— START Source excerpt —

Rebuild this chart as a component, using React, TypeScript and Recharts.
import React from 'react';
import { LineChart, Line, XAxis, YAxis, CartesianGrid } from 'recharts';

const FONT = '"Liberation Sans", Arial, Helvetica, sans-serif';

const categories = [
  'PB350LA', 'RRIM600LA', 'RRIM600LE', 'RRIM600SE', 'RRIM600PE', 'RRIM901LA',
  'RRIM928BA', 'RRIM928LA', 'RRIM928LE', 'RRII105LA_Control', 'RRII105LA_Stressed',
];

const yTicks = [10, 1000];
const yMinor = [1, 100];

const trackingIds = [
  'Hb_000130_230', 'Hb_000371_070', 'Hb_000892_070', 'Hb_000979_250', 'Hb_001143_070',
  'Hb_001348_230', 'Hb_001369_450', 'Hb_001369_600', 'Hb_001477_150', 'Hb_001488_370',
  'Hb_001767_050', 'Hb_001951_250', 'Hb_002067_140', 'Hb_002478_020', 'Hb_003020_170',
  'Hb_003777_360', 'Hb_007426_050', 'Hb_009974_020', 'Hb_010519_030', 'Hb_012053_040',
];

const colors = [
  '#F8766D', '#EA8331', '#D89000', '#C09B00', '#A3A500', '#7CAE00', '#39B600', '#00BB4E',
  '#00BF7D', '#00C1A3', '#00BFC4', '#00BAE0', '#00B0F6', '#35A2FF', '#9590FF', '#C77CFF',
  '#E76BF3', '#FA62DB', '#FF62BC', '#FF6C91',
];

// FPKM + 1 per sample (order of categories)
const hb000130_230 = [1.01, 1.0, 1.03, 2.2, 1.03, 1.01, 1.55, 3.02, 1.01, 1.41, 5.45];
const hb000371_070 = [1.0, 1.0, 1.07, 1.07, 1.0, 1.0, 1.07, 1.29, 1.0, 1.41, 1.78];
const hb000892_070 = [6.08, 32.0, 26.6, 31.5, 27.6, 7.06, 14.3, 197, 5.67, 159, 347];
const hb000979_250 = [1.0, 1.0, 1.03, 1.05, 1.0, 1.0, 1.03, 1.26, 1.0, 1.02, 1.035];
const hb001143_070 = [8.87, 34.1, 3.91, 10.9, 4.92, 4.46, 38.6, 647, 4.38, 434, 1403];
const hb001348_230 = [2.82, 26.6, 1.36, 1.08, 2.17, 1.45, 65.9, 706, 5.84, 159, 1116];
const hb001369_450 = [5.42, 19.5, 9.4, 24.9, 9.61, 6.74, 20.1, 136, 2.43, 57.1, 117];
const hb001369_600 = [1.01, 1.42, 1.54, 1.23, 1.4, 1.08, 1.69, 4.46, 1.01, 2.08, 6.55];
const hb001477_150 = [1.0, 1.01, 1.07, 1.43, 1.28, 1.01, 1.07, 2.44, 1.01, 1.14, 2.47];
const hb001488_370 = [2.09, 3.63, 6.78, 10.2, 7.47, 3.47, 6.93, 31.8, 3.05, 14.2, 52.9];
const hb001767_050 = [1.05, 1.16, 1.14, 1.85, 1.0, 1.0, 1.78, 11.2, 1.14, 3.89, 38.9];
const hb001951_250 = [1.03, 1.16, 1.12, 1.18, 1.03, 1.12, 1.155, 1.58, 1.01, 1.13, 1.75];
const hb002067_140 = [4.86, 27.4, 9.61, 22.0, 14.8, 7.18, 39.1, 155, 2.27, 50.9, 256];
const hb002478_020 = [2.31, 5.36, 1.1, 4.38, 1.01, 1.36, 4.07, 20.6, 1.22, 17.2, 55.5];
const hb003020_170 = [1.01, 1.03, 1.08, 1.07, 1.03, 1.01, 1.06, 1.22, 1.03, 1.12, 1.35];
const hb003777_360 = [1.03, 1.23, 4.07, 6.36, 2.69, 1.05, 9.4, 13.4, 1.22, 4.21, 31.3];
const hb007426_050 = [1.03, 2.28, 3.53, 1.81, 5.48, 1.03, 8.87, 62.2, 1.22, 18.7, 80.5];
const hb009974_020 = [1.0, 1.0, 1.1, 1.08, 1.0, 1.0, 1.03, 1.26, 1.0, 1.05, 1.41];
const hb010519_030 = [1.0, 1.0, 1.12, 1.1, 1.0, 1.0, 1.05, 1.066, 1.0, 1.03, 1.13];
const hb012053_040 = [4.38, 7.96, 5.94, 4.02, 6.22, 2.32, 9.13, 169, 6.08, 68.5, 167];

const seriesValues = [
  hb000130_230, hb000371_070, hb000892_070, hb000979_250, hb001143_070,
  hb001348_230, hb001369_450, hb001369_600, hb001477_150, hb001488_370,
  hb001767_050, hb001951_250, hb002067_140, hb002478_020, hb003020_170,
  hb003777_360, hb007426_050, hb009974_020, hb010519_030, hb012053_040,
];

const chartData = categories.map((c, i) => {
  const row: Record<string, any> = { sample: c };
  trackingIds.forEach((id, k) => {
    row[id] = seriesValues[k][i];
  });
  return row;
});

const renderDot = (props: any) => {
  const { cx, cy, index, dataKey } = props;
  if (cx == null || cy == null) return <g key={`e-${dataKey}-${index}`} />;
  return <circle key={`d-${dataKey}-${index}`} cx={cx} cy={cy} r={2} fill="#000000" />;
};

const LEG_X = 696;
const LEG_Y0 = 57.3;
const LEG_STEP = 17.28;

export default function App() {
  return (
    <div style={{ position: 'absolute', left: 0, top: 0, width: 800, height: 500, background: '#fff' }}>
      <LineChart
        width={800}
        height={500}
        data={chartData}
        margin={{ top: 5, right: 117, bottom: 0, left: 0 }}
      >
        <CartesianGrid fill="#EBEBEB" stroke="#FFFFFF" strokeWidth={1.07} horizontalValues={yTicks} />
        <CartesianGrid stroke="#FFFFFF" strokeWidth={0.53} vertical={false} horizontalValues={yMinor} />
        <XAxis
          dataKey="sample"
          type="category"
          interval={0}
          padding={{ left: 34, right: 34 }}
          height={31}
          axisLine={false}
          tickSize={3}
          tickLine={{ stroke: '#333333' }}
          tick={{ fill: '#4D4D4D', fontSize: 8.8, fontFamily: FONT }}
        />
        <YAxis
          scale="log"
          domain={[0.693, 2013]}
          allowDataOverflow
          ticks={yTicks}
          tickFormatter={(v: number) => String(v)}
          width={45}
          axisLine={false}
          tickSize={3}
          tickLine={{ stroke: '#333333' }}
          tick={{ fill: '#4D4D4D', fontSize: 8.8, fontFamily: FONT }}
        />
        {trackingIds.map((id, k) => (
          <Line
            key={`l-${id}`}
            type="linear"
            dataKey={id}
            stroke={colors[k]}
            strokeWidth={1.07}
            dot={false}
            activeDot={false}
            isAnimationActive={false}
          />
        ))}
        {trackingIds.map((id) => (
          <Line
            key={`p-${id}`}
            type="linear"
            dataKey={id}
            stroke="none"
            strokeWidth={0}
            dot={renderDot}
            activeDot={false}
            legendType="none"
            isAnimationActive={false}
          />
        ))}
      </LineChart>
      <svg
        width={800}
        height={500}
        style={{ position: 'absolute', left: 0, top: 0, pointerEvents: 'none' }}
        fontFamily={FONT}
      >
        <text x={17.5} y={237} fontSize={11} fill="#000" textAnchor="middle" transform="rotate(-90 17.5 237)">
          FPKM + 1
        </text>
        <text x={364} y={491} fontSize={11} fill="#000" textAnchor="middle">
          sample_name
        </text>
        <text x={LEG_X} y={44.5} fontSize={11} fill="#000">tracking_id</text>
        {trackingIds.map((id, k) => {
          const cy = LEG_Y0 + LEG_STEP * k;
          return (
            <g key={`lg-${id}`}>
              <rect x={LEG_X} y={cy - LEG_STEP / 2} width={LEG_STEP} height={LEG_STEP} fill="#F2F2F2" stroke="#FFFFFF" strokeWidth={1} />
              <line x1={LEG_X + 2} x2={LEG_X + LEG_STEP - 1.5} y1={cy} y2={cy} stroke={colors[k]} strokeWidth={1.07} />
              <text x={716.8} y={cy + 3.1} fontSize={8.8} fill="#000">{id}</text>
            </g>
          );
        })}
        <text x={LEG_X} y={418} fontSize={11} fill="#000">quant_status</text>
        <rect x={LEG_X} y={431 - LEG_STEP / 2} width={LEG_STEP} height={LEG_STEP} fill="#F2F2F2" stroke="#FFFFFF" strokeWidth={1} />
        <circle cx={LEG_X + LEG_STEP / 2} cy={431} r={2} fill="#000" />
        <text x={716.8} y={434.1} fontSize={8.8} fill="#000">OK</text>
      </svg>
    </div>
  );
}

— END Source excerpt —

Word for word, reproduce the listing above from its start up to and including the line that has "Arial, Helvetica, sans-serif';". Give only those lines.

Answer to this task
Rebuild this chart as a component, using React, TypeScript and Recharts.
import React from 'react';
import { LineChart, Line, XAxis, YAxis, CartesianGrid } from 'recharts';

const FONT = '"Liberation Sans", Arial, Helvetica, sans-serif';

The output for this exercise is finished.